People who have had their applications for Social Security benefits denied can file suit against the department, seeking an appeal. But attorneys for the government say they can’t try these cases in U.S. District Court in Hammond until the shutdown is over. According to the U.S. Department of Justice, criminal cases will continue, but civil cases are being cut back.
“Obviously, any delay is bad news for anybody,” said Chicago attorney Fred Daley, who represents a client in Hammond.
Daley said federal attorneys want a 45-day delay, which was granted in 11 cases. Although lawsuits against the Social Security Administration are known for taking a long time — up to two years — adding even 45 days hurts people even more, Daley said. People who file such suits already have gone through the long process of applying for and being denied benefits.
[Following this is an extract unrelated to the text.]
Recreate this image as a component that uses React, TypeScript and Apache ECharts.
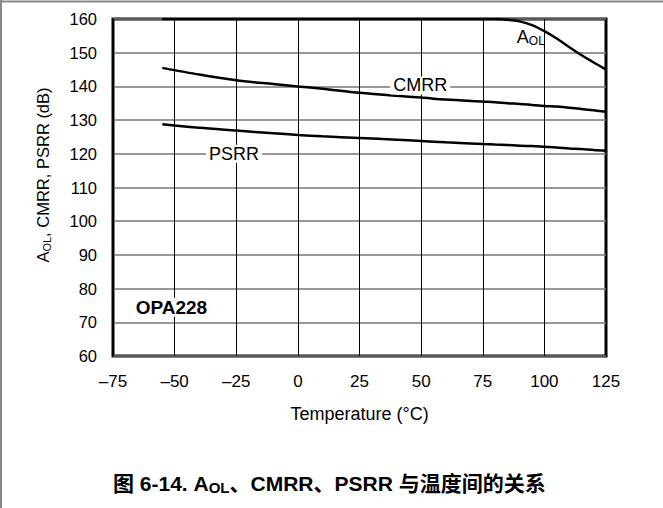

Farley said the bigger problem for his clients is that the hold means they also can’t reapply for benefits, something he typically suggests they do while waiting on their appeal. This is especially hard for people who don’t have the benefit of another income in their house.
Farley also noted that he still has to pay his employees and contractors, so to generate income he might have to take on cases in other area. That means if a backlog of new cases grows before the shutdown ends, it will take some time before plaintiffs can get their cases moving forward.
“It’s a situation where longer and longer and longer delays have a significant impact on everybody,” Farley said.
The shutdown is also stalling a lawsuit the U.S. Equal Employment Opportunity Commission filed against Ultra Food’s parent company, SVT LLC, in which the EEOC claimed the grocery store chain discriminated against women by not hiring them in night stocking positions. A hearing in the case was set for Oct. 17, but that was canceled Monday. It will be reset once the shutdown ends, according to court records.